We are keeping all the wood either to reuse (particularly the old beams) or for our fire pit.

I never took a picture of the uhaul as this early I didn’t even think of such things, though we certainly I’d not fill it up — not even close, maybe half way.

Total cost for disposing of trash $200. uhaul was $75, labor $60, bags $60. just to rent a dumpster would have cost us about $300, plus the headache of dealing with DCRA to get the permit to place it on a public sidewalk since we don’t have an ally. and still have to add in the labor and the bags.

After a break of breakfast we picked up where we left off with the floors. Let’s just say that prying off plywood is a huge pain. Between the two of us we used three crowbars, making initial cuts with the an electric saw to facilitate things.

layer 1 of plywood:

work, work, work. there were so.many.nails.

finally, layer 2 of plywood:

annnnd, hardwood, finally:

We exposed all of the existing hardwood that there is, leaving plywood in place where there is nothing under the plywood.

Overall, the boards seem to be in decent condition, with the exception of sections on the edges next to the wall and by the bathroom. The jury is still out, we are going to wait until professional floor re-finishers give us advice. These guys are coming by in 2 weeks.

In the meantime, we are also going to take up carpet in the bedroom above the kitchen to see the condition of the floors there. Looking up from the kitchen (since we took down the ceiling) it seems there might be some damage so another alternative is to re-use kitchen hardwood floor upstairs.

We finished off the day by starting to clean our bricks. I realized that we should probably do the side of kitchen where there is no floor under the plywood before we take it off.

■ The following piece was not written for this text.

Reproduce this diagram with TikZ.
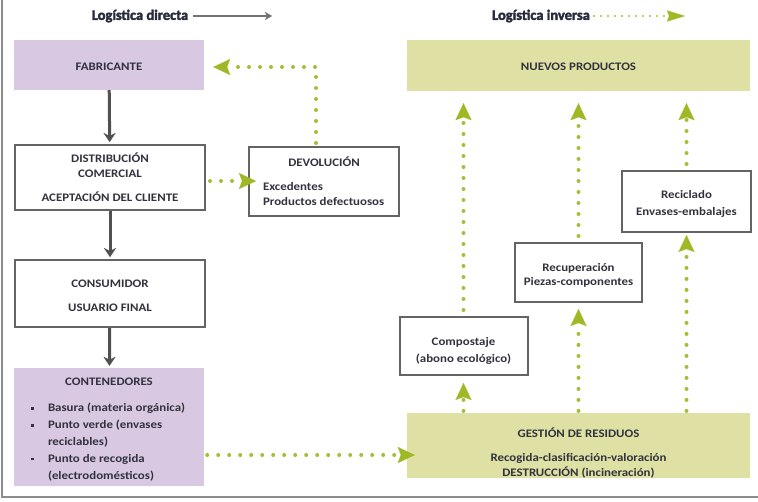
\documentclass[tikz,border=0pt]{standalone}
\usepackage{fontspec}
\setmainfont{Carlito}[FakeStretch=1.12]
\newfontfamily\headfont{Carlito}[FakeStretch=1.0, FakeBold=2.5]
\usetikzlibrary{arrows.meta}
\definecolor{lav}{RGB}{216,200,226}
\definecolor{olive}{RGB}{223,225,164}
\definecolor{grn}{RGB}{158,184,38}
\definecolor{dotg}{RGB}{165,190,55}
\definecolor{txt}{RGB}{50,50,62}
\definecolor{htxt}{RGB}{40,44,60}
\definecolor{bord}{RGB}{100,100,100}
\definecolor{garr}{RGB}{80,80,80}
\definecolor{frame}{RGB}{140,140,140}
\newcommand{\sqb}{\raisebox{2pt}{\rule{2.6pt}{2.6pt}}}
\begin{document}
\begin{tikzpicture}[x=1pt,y=-1pt,
  every node/.style={font=\bfseries\fontsize{11.5}{15}\selectfont, text=txt, inner sep=0pt},
  lavbox/.style={fill=lav, draw=none},
  olbox/.style={fill=olive, draw=none},
  wbox/.style={fill=white, draw=bord, line width=2pt},
  garrow/.style={draw=garr, line width=3pt, -{Stealth[length=9pt,width=12pt,inset=3pt,line width=0.1pt]}},
  dots/.style={draw=dotg, line width=4pt, line cap=round, dash pattern=on 0pt off 11pt,
     -{Stealth[length=17pt,width=16pt,inset=3pt,line width=0.1pt,fill=grn,color=grn]}},
  head/.style={font=\headfont\bfseries\fontsize{14.5}{16}\selectfont, text=htxt}
]
\useasboundingbox (0,0) rectangle (758,501);
% frame
\draw[frame, line width=2.2pt] (2,0) -- (2,497) -- (758,497);

% headings
\node[head] (hdir) at (140,16) {Logística directa};
\coordinate (hdirend) at (272,16);
\draw[draw=garr!80, line width=1.8pt, -{Stealth[length=7pt,width=8pt,inset=2pt,line width=0.1pt]}] ([xshift=5pt]hdir.east) -- (hdirend);
\node[head] (hinv) at (541,16) {Logística inversa};
\coordinate (hinvend) at (685,16);
\draw[draw=dotg, line width=2.2pt, line cap=round, dash pattern=on 0pt off 7pt,
  -{Stealth[length=18pt,width=11pt,inset=2pt,line width=0.1pt,fill=grn,color=grn]}] ([xshift=4pt]hinv.east) -- (hinvend);

% boxes
\node[lavbox, minimum width=190, minimum height=50] (fab) at (109,65) {\rule{0pt}{11pt}FABRICANTE};
\node[olbox, minimum width=343, minimum height=51] (nuevos) at (578.5,65.5) {\rule{0pt}{11pt}NUEVOS PRODUCTOS};
\node[wbox, minimum width=190, minimum height=65, align=center] (dist) at (110,177.5)
  {DISTRIBUCIÓN\\COMERCIAL\\[9pt]ACEPTACIÓN DEL CLIENTE};
\node[wbox, minimum width=150, minimum height=69, align=left] (dev) at (324,181.5)
  {\makebox[122pt][c]{DEVOLUCIÓN}\\[9pt]Excedentes\\Productos defectuosos};
\node[wbox, minimum width=190, minimum height=67, align=center] (cons) at (110,293.5)
  {\rule{0pt}{12pt}CONSUMIDOR\\[9pt]USUARIO FINAL};
\node[lavbox, minimum width=190, minimum height=118, align=left, font=\bfseries\fontsize{11.5}{16.8}\selectfont] (cont) at (109,427)
  {\makebox[156pt][c]{\rule{0pt}{12pt}CONTENEDORES}\\[10pt]%
   \makebox[17pt][l]{\sqb}Basura (materia orgánica)\\
   \makebox[17pt][l]{\sqb}Punto verde (envases\\
   \hspace*{17pt}reciclables)\\
   \makebox[17pt][l]{\sqb}Punto de recogida\\
   \hspace*{17pt}(electrodomésticos)};
\node[olbox, minimum width=343, minimum height=61, align=center] (gest) at (578.5,445.5)
  {\rule{0pt}{24pt}GESTIÓN DE RESIDUOS\\[9pt]Recogida-clasificación-valoración\\DESTRUCCIÓN (incineración)};
\node[wbox, minimum width=128, minimum height=58, align=center, font=\bfseries\fontsize{11.5}{16.5}\selectfont] (comp) at (463.5,346)
  {\rule{0pt}{18pt}Compostaje\\(abono ecológico)};
\node[wbox, minimum width=127, minimum height=59, align=center, font=\bfseries\fontsize{11.5}{14.5}\selectfont] (recu) at (578.5,272.5)
  {\rule{0pt}{14pt}Recuperación\\Piezas-componentes};
\node[wbox, minimum width=129, minimum height=61, align=center, font=\bfseries\fontsize{11.5}{16.5}\selectfont] (reci) at (686.5,201.5)
  {\rule{0pt}{13pt}Reciclado\\Envases-embalajes};

% direct flow
\draw[garrow, shorten >=2pt] (fab) -- (dist);
\draw[garrow, shorten >=2pt] (dist) -- (cons);
\draw[garrow, shorten >=2pt] (cons) -- (cont);

% reverse flow
\draw[dots, shorten <=4pt, shorten >=-8pt] (dist.east |- 0,181) -- (dev.west |- 0,181);
\draw[dots, shorten <=3pt, shorten >=9pt] ([xshift=-8pt]dev.north) |- ([yshift=-2pt]fab.east);
\draw[dots, shorten <=3pt, shorten >=-8pt] (cont.east |- 0,455) -- (gest.west |- 0,455);

\draw[dots, shorten <=2pt, shorten >=7pt] (gest.north -| comp) -- (comp.south);
\draw[dots, shorten <=2pt, shorten >=6pt] (gest.north -| recu) -- (recu.south);
\draw[dots, shorten <=2pt, shorten >=2pt] (gest.north -| reci) -- (reci.south);

\draw[dots, shorten <=6pt, shorten >=12pt] (comp.north) -- (nuevos.south -| comp);
\draw[dots, shorten <=6pt, shorten >=12pt] (recu.north) -- (nuevos.south -| recu);
\draw[dots, shorten <=6pt, shorten >=12pt] (reci.north) -- (nuevos.south -| reci);
\end{tikzpicture}
\end{document}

So far we have used wire brushes, which has worked pretty well, and I like the look of leaving some of the old mortar and dust on the bricks so they don’t look perfect.

first day’s results, no where close to finished and thinking about possibly using the Mauriac acid solution to speed things along :

I am waffling a bit actually on whitewashing the brick, because ours seem to be in such good condition and the color is so great. I think final decision will be ,are depending on what happens with the floor – tile or wood…

 

  • Mat

    Be careful if you decide to use Muriatic acid. I’ve never tried it on bricks (just cement patio out back) but it is incredibly corrosive even what watered down. I take it you read somewhere that this is an effective approach for cleaning up brick walls?

  • victorianinbloom

    Hi Mat – yes our friends used it with great success on their brick walls. Though, I am aware that its powerful stuff. I think we will try a gentler cleaner first – just have to find something that’s effective.